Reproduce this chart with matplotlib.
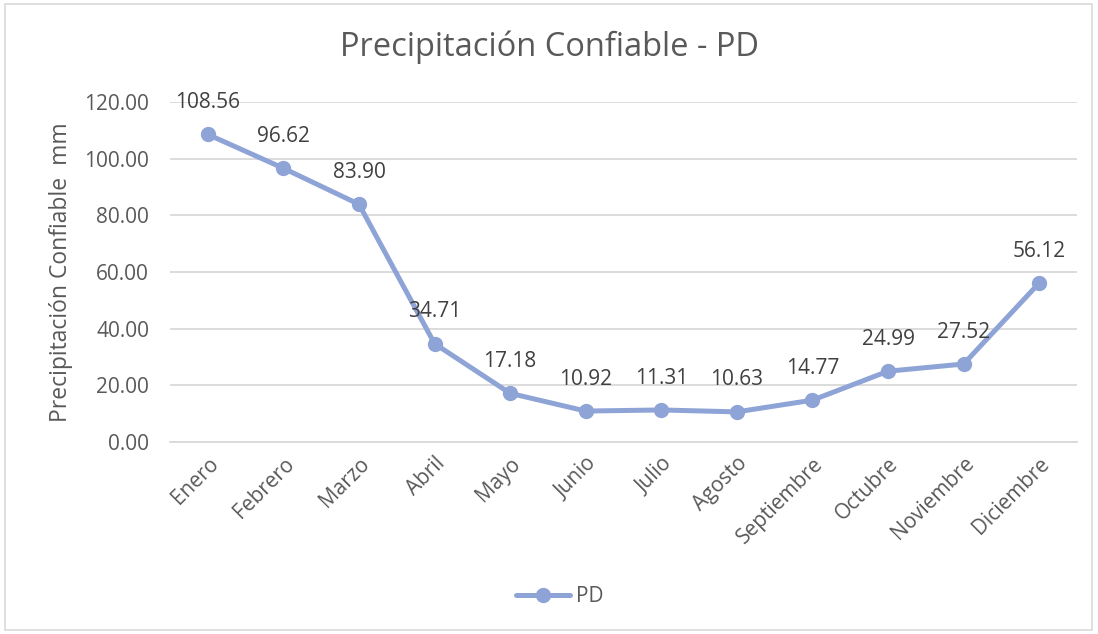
import matplotlib
matplotlib.use("Agg")
import matplotlib.pyplot as plt
from matplotlib.patches import Rectangle

months = ["Enero", "Febrero", "Marzo", "Abril", "Mayo", "Junio", "Julio",
          "Agosto", "Septiembre", "Octubre", "Noviembre", "Diciembre"]
pd_values = [108.56, 96.62, 83.90, 34.71, 17.18, 10.92, 11.31, 10.63,
             14.77, 24.99, 27.52, 56.12]
yticks = [0, 20, 40, 60, 80, 100, 120]

plt.rcParams['font.family'] = ['Open Sans', 'DejaVu Sans']
txt = '#595959'
line_c = '#8FA4D6'
fs = 15

fig = plt.figure(figsize=(10.98, 6.34), dpi=100)
ax = fig.add_axes([170/1098, 1-442/634, (1077-170)/1098, 340/634])

x = list(range(len(months)))
ax.plot(x, pd_values, color=line_c, lw=3.6, marker='o', markersize=10,
        solid_capstyle='round', label='PD', zorder=3)
for xi, v in zip(x, pd_values):
    ax.annotate(f"{v:.2f}", (xi, v), xytext=(0, 23), textcoords='offset points',
                ha='center', va='center', fontsize=fs, color='#404040')

ax.set_xlim(-0.5, len(months) - 0.5)
ax.set_ylim(0, 120)
ax.set_yticks(yticks)
ax.set_yticklabels([f"{t:.2f}" for t in yticks], fontsize=fs, color=txt)
ax.set_xticks(x)
ax.set_xticklabels(months, rotation=45, ha='right', rotation_mode='anchor',
                   fontsize=fs, color=txt)
ax.tick_params(axis='both', length=0)
ax.tick_params(axis='y', pad=15)
ax.tick_params(axis='x', pad=8)
ax.grid(axis='y', color='#D9D9D9', lw=1.3)
ax.set_axisbelow(True)
for s in ['top', 'right', 'left']:
    ax.spines[s].set_visible(False)
ax.spines['bottom'].set_color('#D9D9D9')
ax.spines['bottom'].set_linewidth(1.3)

ax.set_ylabel("Precipitación Confiable  mm", fontsize=16.5, color=txt, labelpad=8)
fig.text(0.5, 1-47/634, "Precipitación Confiable - PD", ha='center', va='center',
         fontsize=23.5, color=txt)

fig.legend(loc='center', bbox_to_anchor=(560/1098, 1-597/634), frameon=False,
           fontsize=fs, labelcolor=txt, handlelength=2.6, handletextpad=0.3)

fig.patches.append(Rectangle((5/1098, 4/634), 1087/1098, 626/634, transform=fig.transFigure,
                             fill=False, edgecolor='#D9D9D9', lw=1.2))

fig.savefig("out.png", dpi=100, facecolor='white')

§ Exercise goal
Copy the material above in full and exactly, skipping pictures.

§ Task result
Reproduce this chart with matplotlib.
import matplotlib
matplotlib.use("Agg")
import matplotlib.pyplot as plt
from matplotlib.patches import Rectangle

months = ["Enero", "Febrero", "Marzo", "Abril", "Mayo", "Junio", "Julio",
          "Agosto", "Septiembre", "Octubre", "Noviembre", "Diciembre"]
pd_values = [108.56, 96.62, 83.90, 34.71, 17.18, 10.92, 11.31, 10.63,
             14.77, 24.99, 27.52, 56.12]
yticks = [0, 20, 40, 60, 80, 100, 120]

plt.rcParams['font.family'] = ['Open Sans', 'DejaVu Sans']
txt = '#595959'
line_c = '#8FA4D6'
fs = 15

fig = plt.figure(figsize=(10.98, 6.34), dpi=100)
ax = fig.add_axes([170/1098, 1-442/634, (1077-170)/1098, 340/634])

x = list(range(len(months)))
ax.plot(x, pd_values, color=line_c, lw=3.6, marker='o', markersize=10,
        solid_capstyle='round', label='PD', zorder=3)
for xi, v in zip(x, pd_values):
    ax.annotate(f"{v:.2f}", (xi, v), xytext=(0, 23), textcoords='offset points',
                ha='center', va='center', fontsize=fs, color='#404040')

ax.set_xlim(-0.5, len(months) - 0.5)
ax.set_ylim(0, 120)
ax.set_yticks(yticks)
ax.set_yticklabels([f"{t:.2f}" for t in yticks], fontsize=fs, color=txt)
ax.set_xticks(x)
ax.set_xticklabels(months, rotation=45, ha='right', rotation_mode='anchor',
                   fontsize=fs, color=txt)
ax.tick_params(axis='both', length=0)
ax.tick_params(axis='y', pad=15)
ax.tick_params(axis='x', pad=8)
ax.grid(axis='y', color='#D9D9D9', lw=1.3)
ax.set_axisbelow(True)
for s in ['top', 'right', 'left']:
    ax.spines[s].set_visible(False)
ax.spines['bottom'].set_color('#D9D9D9')
ax.spines['bottom'].set_linewidth(1.3)

ax.set_ylabel("Precipitación Confiable  mm", fontsize=16.5, color=txt, labelpad=8)
fig.text(0.5, 1-47/634, "Precipitación Confiable - PD", ha='center', va='center',
         fontsize=23.5, color=txt)

fig.legend(loc='center', bbox_to_anchor=(560/1098, 1-597/634), frameon=False,
           fontsize=fs, labelcolor=txt, handlelength=2.6, handletextpad=0.3)

fig.patches.append(Rectangle((5/1098, 4/634), 1087/1098, 626/634, transform=fig.transFigure,
                             fill=False, edgecolor='#D9D9D9', lw=1.2))

fig.savefig("out.png", dpi=100, facecolor='white')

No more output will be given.